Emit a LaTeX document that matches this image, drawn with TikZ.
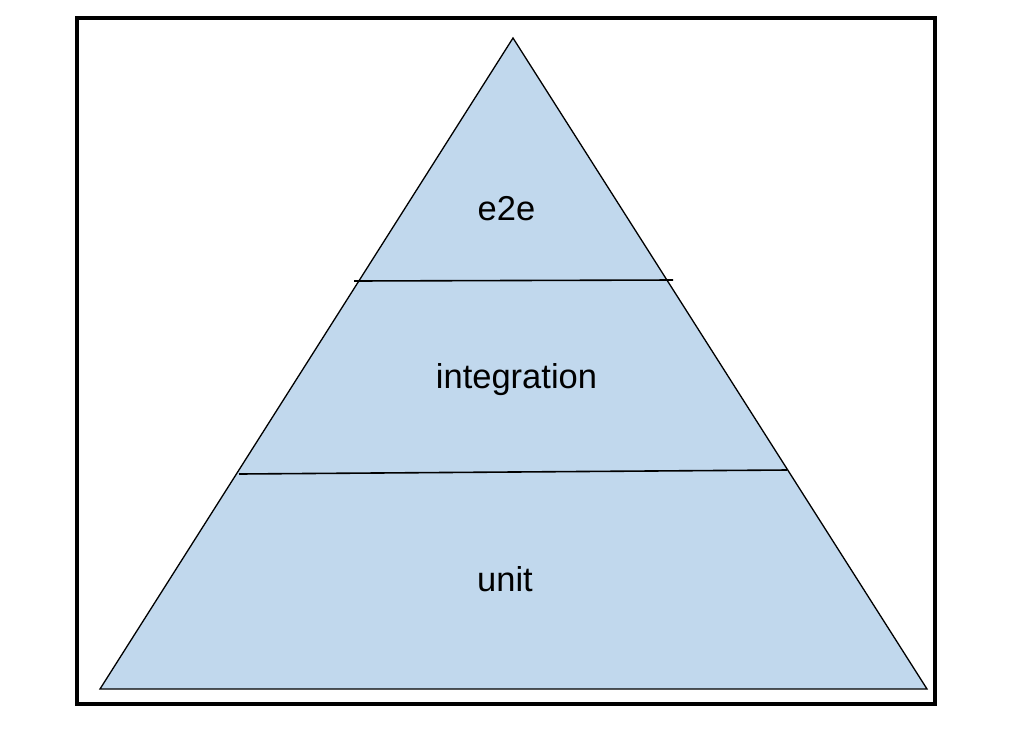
\documentclass[tikz,border=0pt]{standalone}
\usepackage{fontspec}
\setmainfont{Liberation Sans}
\definecolor{layerfill}{HTML}{C1D8ED}
\begin{document}
\begin{tikzpicture}[x=1pt,y=-1pt,
  frame/.style={draw=black,line width=4pt},
  pyr/.style={draw=black,fill=layerfill,line width=1.3pt,line join=miter},
  sep/.style={draw=black,line width=1.6pt},
  lbl/.style={font=\fontsize{34.5}{40}\selectfont,text=black,inner sep=0pt,anchor=base}]
\useasboundingbox (0,0) rectangle (1016,737);
\draw[frame] (77,18) rectangle (935,704);
\coordinate (apex) at (513,38);
\coordinate (bl) at (100,689);
\coordinate (br) at (927,689);
\draw[pyr] (apex) -- (br) -- (bl) -- cycle;
\coordinate (s1l) at (354,281);
\coordinate (s1r) at (673,280);
\coordinate (s2l) at (239,474);
\coordinate (s2r) at (787,470);
\draw[sep] (s1l) -- (s1r);
\draw[sep] (s2l) -- (s2r);
\node[lbl] (e2e) at (506.5,220.5) {e2e};
\node[lbl] (integ) at (516.5,388) {integration};
\node[lbl] (unit) at (505,591) {unit};
\end{tikzpicture}
\end{document}
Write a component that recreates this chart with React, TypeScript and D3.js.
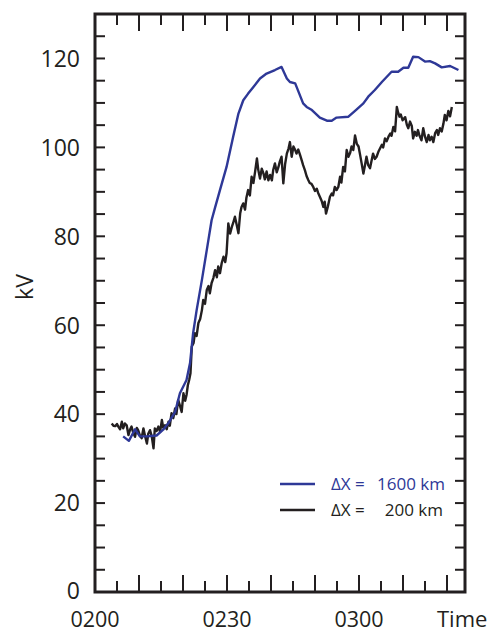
import React from "react";
import * as d3 from "d3";

// Minutes after 0200 UT and cross-polar-cap potential (kV)
const wideTime = [6.4, 7.7, 9.1, 10.2, 11.8, 14.0, 15.5, 16.7, 18.2, 19.3, 20.8, 21.6, 22.3, 23.1, 24.3, 25.4, 26.5, 27.3, 28.4, 29.9, 31.4, 32.6, 33.7, 34.8, 36.0, 37.5, 39.0, 40.9, 42.4, 43.6, 44.3, 45.5, 47.3, 48.1, 49.3, 51.1, 52.7, 53.8, 54.9, 57.6, 59.1, 61.0, 62.1, 63.6, 65.2, 67.4, 68.9, 70.1, 71.2, 72.3, 73.5, 75.0, 76.1, 77.3, 78.8, 80.7, 82.6];
const wideKV = [35.0, 34.0, 36.6, 35.0, 35.0, 35.2, 36.5, 38.0, 40.5, 44.7, 47.7, 51.5, 58.2, 63.4, 70.2, 76.9, 83.6, 86.5, 90.4, 95.6, 102.4, 107.6, 110.6, 112.1, 113.6, 115.5, 116.6, 117.4, 118.1, 115.5, 114.7, 114.4, 109.9, 109.1, 108.4, 106.7, 106.0, 106.0, 106.7, 106.9, 108.2, 109.9, 111.4, 112.9, 114.7, 117.0, 117.0, 117.9, 117.9, 120.4, 120.3, 119.3, 119.4, 118.9, 118.0, 118.3, 117.4];

const narrowTime = [3.8, 4.2, 4.6, 5.0, 5.3, 5.7, 6.1, 6.4, 6.8, 7.2, 7.6, 8.0, 8.3, 8.7, 9.1, 9.5, 9.8, 10.2, 10.6, 11.0, 11.4, 11.8, 12.1, 12.5, 12.9, 13.3, 13.6, 14.0, 14.4, 14.8, 15.2, 15.5, 15.9, 16.3, 16.7, 17.0, 17.4, 17.8, 18.2, 18.5, 18.9, 19.3, 19.7, 20.1, 20.5, 20.8, 21.1, 21.4, 21.7, 22.0, 22.4, 22.7, 23.1, 23.5, 23.9, 24.3, 24.6, 25.0, 25.4, 25.8, 26.1, 26.5, 26.9, 27.3, 27.7, 28.0, 28.4, 28.8, 29.2, 29.6, 29.9, 30.3, 30.7, 31.1, 31.4, 31.8, 32.2, 32.6, 33.0, 33.3, 33.7, 34.1, 34.4, 34.8, 35.2, 35.6, 36.0, 36.4, 36.8, 37.1, 37.5, 37.9, 38.3, 38.6, 39.0, 39.4, 39.8, 40.2, 40.5, 40.9, 41.3, 41.7, 42.0, 42.4, 42.8, 43.2, 43.6, 44.0, 44.3, 44.7, 45.1, 45.5, 45.8, 46.2, 46.6, 47.0, 47.3, 47.7, 48.1, 48.5, 48.8, 49.2, 49.6, 50.0, 50.4, 50.7, 51.1, 51.5, 51.9, 52.2, 52.5, 52.9, 53.4, 53.8, 54.1, 54.5, 54.9, 55.3, 55.7, 56.0, 56.4, 56.8, 57.2, 57.6, 58.0, 58.3, 58.7, 59.1, 59.5, 59.9, 60.2, 60.6, 61.0, 61.4, 61.7, 62.1, 62.5, 62.9, 63.2, 63.6, 64.0, 64.4, 64.8, 65.2, 65.5, 65.9, 66.3, 66.7, 67.1, 67.4, 67.8, 68.2, 68.6, 68.9, 69.2, 69.5, 69.9, 70.5, 70.9, 71.2, 71.6, 72.0, 72.3, 72.7, 73.1, 73.4, 73.7, 74.2, 74.6, 75.0, 75.4, 75.8, 76.1, 76.5, 76.9, 77.3, 77.7, 78.0, 78.4, 78.8, 79.2, 79.5, 79.9, 80.3, 80.7, 81.1, 81.6, 82.0, 82.3, 82.6];
const narrowKV = [37.9, 37.4, 37.3, 37.8, 37.2, 36.6, 38.3, 36.8, 37.9, 37.5, 35.3, 36.6, 37.2, 35.8, 34.9, 36.9, 36.4, 35.2, 34.6, 36.8, 35.0, 33.4, 35.6, 36.4, 35.0, 32.3, 36.8, 36.2, 37.2, 36.0, 38.7, 37.0, 37.5, 36.6, 38.3, 37.4, 40.2, 39.1, 41.3, 40.0, 43.2, 41.9, 40.5, 44.7, 43.0, 44.3, 46.5, 47.7, 49.2, 55.2, 56.0, 58.2, 57.6, 60.5, 61.4, 63.4, 65.7, 64.8, 67.9, 68.8, 67.2, 69.5, 70.6, 72.4, 70.8, 73.2, 71.7, 74.0, 75.4, 74.2, 76.2, 82.9, 80.6, 82.1, 83.0, 84.4, 82.6, 80.7, 85.2, 86.6, 87.4, 86.0, 88.6, 90.4, 89.2, 93.4, 92.0, 94.6, 97.5, 95.0, 93.0, 95.2, 94.1, 92.8, 94.6, 92.6, 93.8, 92.6, 94.9, 96.4, 94.4, 95.6, 96.8, 97.9, 91.9, 96.2, 98.6, 99.8, 101.2, 97.9, 100.2, 99.4, 98.6, 99.5, 98.3, 97.0, 96.0, 94.9, 93.5, 92.6, 92.0, 91.8, 91.1, 90.2, 90.7, 89.8, 88.9, 88.0, 86.6, 87.8, 85.1, 86.6, 88.9, 89.6, 89.2, 91.1, 90.4, 91.1, 93.4, 92.1, 95.6, 94.6, 99.4, 97.9, 98.8, 100.2, 99.4, 102.7, 100.8, 100.2, 98.6, 96.4, 94.1, 96.2, 97.9, 96.0, 95.3, 97.2, 98.6, 97.4, 97.9, 99.0, 99.8, 100.6, 100.0, 102.0, 101.4, 102.4, 103.1, 102.6, 104.6, 103.6, 109.1, 107.8, 106.9, 107.4, 106.1, 106.8, 105.0, 104.3, 105.8, 104.8, 102.0, 103.5, 102.6, 103.9, 102.8, 101.6, 104.3, 102.4, 101.2, 102.8, 101.6, 102.4, 101.2, 103.2, 103.9, 102.8, 104.3, 103.6, 105.4, 107.3, 106.1, 108.2, 107.0, 109.1];

const yTicks = d3.range(0, 131, 5);
const yLabels = [0, 20, 40, 60, 80, 100, 120];
const xTicks = d3.range(5, 81, 5);
const xLabels = [
  { t: 0, label: "0200" },
  { t: 30, label: "0230" },
  { t: 60, label: "0300" },
];

const legendItems = [
  { name: "\u0394X =", value: "1600 km", color: "#2e3897", end: 445 },
  { name: "\u0394X =", value: "200 km", color: "#231f20", end: 443 },
];

const W = 492;
const H = 633;
const left = 95;
const right = 465;
const top = 14;
const bottom = 592;
const ink = "#231f20";
const font = "'Open Sans', 'Noto Sans', sans-serif";

export default function App() {
  const x = d3.scaleLinear().domain([0, 370 / 4.4]).range([left, right]);
  const y = d3.scaleLinear().domain([0, 130]).range([bottom, top]);

  const line = d3
    .line<[number, number]>()
    .x((d) => x(d[0]))
    .y((d) => y(d[1]))
    .curve(d3.curveLinear);

  const wide = line(wideTime.map((t, i) => [t, wideKV[i]] as [number, number]));
  const narrow = line(narrowTime.map((t, i) => [t, narrowKV[i]] as [number, number]));

  return (
    <div style={{ position: "absolute", left: 0, top: 0 }}>
      <svg width={W} height={H} style={{ display: "block", background: "#fff" }} fontFamily={font}>
        {/* data curves */}
        <path d={narrow ?? ""} fill="none" stroke={ink} strokeWidth={2.4} strokeLinejoin="round" />
        <path d={wide ?? ""} fill="none" stroke={legendItems[0].color} strokeWidth={2.4} strokeLinejoin="round" />

        {/* y ticks on both sides, pointing inward */}
        {yTicks.map((v) => (
          <g key={"y" + v}>
            <line x1={left} x2={left + 10} y1={y(v)} y2={y(v)} stroke={ink} strokeWidth={2} />
            <line x1={right} x2={right - 10} y1={y(v)} y2={y(v)} stroke={ink} strokeWidth={2} />
          </g>
        ))}
        {/* x ticks on top and bottom, longer every 10 minutes */}
        {xTicks.map((t) => {
          const len = t % 10 === 0 ? 17 : 11;
          return (
            <g key={"x" + t}>
              <line x1={x(t)} x2={x(t)} y1={bottom} y2={bottom - len} stroke={ink} strokeWidth={2} />
              <line x1={x(t)} x2={x(t)} y1={top} y2={top + len} stroke={ink} strokeWidth={2} />
            </g>
          );
        })}
        <rect x={left} y={top} width={right - left} height={bottom - top} fill="none" stroke={ink} strokeWidth={3} />

        {/* y tick labels */}
        {yLabels.map((v) => (
          <text key={"yl" + v} x={80} y={y(v)} dy={v === 0 ? "0.3em" : "0.36em"} textAnchor="end" fontSize={23} fill={ink}>
            {v}
          </text>
        ))}
        <text transform={`translate(33,287) rotate(-90)`} textAnchor="middle" fontSize={23} fill={ink}>
          kV
        </text>

        {/* x tick labels */}
        {xLabels.map((d) => (
          <text key={d.label} x={x(d.t)} y={627} textAnchor="middle" fontSize={21.5} fill={ink}>
            {d.label}
          </text>
        ))}
        <text x={437} y={627} fontSize={22} fill={ink}>
          Time
        </text>

        {/* legend */}
        {legendItems.map((d, i) => {
          const ly = 484 + i * 26;
          return (
            <g key={d.value}>
              <line x1={280} x2={315} y1={ly} y2={ly} stroke={d.color} strokeWidth={2.4} />
              <text x={331} y={ly} dy="0.35em" fontSize={17} fill={d.color}>
                {d.name}
              </text>
              <text x={d.end} y={ly} dy="0.35em" textAnchor="end" fontSize={17} fill={d.color}>
                {d.value}
              </text>
            </g>
          );
        })}
      </svg>
    </div>
  );
}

▶ [Requirements] Start at the line with "Write a component", stop at the line with "118.0, 118.3, 117.4];", both lines included, and repeat that span exactly without its pictures.

▶ [Expected answer]
Write a component that recreates this chart with React, TypeScript and D3.js.
import React from "react";
import * as d3 from "d3";

// Minutes after 0200 UT and cross-polar-cap potential (kV)
const wideTime = [6.4, 7.7, 9.1, 10.2, 11.8, 14.0, 15.5, 16.7, 18.2, 19.3, 20.8, 21.6, 22.3, 23.1, 24.3, 25.4, 26.5, 27.3, 28.4, 29.9, 31.4, 32.6, 33.7, 34.8, 36.0, 37.5, 39.0, 40.9, 42.4, 43.6, 44.3, 45.5, 47.3, 48.1, 49.3, 51.1, 52.7, 53.8, 54.9, 57.6, 59.1, 61.0, 62.1, 63.6, 65.2, 67.4, 68.9, 70.1, 71.2, 72.3, 73.5, 75.0, 76.1, 77.3, 78.8, 80.7, 82.6];
const wideKV = [35.0, 34.0, 36.6, 35.0, 35.0, 35.2, 36.5, 38.0, 40.5, 44.7, 47.7, 51.5, 58.2, 63.4, 70.2, 76.9, 83.6, 86.5, 90.4, 95.6, 102.4, 107.6, 110.6, 112.1, 113.6, 115.5, 116.6, 117.4, 118.1, 115.5, 114.7, 114.4, 109.9, 109.1, 108.4, 106.7, 106.0, 106.0, 106.7, 106.9, 108.2, 109.9, 111.4, 112.9, 114.7, 117.0, 117.0, 117.9, 117.9, 120.4, 120.3, 119.3, 119.4, 118.9, 118.0, 118.3, 117.4];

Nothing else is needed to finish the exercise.